Though the "eat it to save it" argument is intriguing, it's hard to dispute that people and the planet would be better off if we ate less meat. Practically speaking, though, no one can declare, "Vegetarianism for everyone!" and leave it at that. Americans love their meat. As Tara Austen-Weaver says in her book, The Butcher and the Vegetarian: One Woman's Romp Through a World of Men, Meat, and Moral Crisis, "No one wants to be told that the American dream is over and we're all going to have to eat lentils now."
Some of us find it easy to pass on the critter. Some people wag their fingers while they munch righteously on brown rice and tofu, ignoring how meat ends up on their neighbors' plates. Don't we have a larger responsibility, though?
Hugh Fearnley-Whittingstall, author of The River Cottage Meat Book, thinks all of us have ethical accountability as the stewards of domesticated farm animals. "We control almost every aspect of their lives," he insists. "Their suffering or lack of it, their animal happiness, or animal misery, are down to us. This dependency would not be suspended if we all became vegetarians ... We would remain their custodians, with full moral responsibility for their welfare." He continues, "The vast majority of our food animals are now raised under methods that are systematically abusive ... This isn't husbandry. It's persecution ... In the face of such abuse, the moral defense of meat eating is left in tatters."
That's why, whether we choose to eat meat or not, we need to ensure that animals are raised and treated ethically and humanely. The best way to have an impact is to choose sustainable meat purchased from small — if possible, local — farmers and to support the stores and restaurants that sell their products rather than those of factory farms.

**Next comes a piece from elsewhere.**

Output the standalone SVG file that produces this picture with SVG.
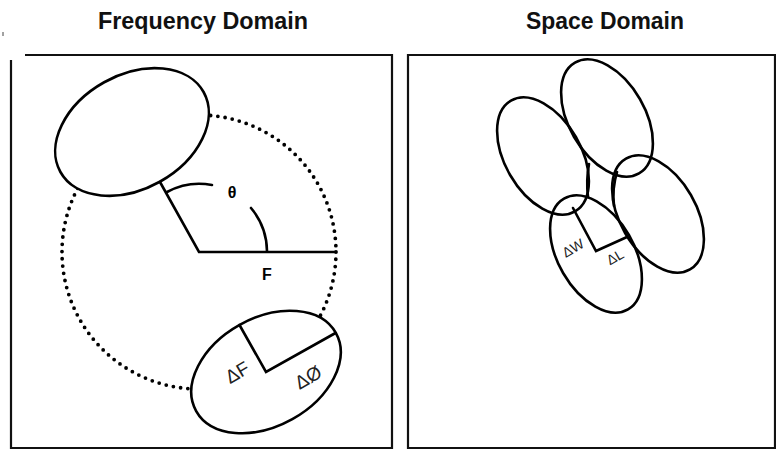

Chef and caterer Louisa Shafia, who did a stint at San Francisco's well-known vegan restaurant Millennium, has done much to promote vegetarian diets, but you'll still find recipes for meat-based dishes in her new cookbook, Lucid Food. "Many of my favorite vendors at the farmers' market are suppliers of eggs, chicken, fish, cheese, and meat," she admits. "It is vital to support small, ethical suppliers of animal products so that there remains a viable alternative to factory farms."
To eat or not to eat meat is a personal decision. For several of my friends, eating "nose to tail" is a way of respecting an animal by not wasting a single part of it; but it could be a long, long time before I'm ready to sit down with a plate of offal from a locally raised pig. Still, I'd rather do that than purchase unrecognizable meat Cling-Wrapped to a Styrofoam tray.
"Are you among the millions of consumers putting pressure on farmers to produce mountains of cheap meat of dubious quality, by dubious means?" asks Fearnley-Whittingstall. "Ultimately, the only person who is going to make any significant difference in the way meat is produced, sold, and cooked is you."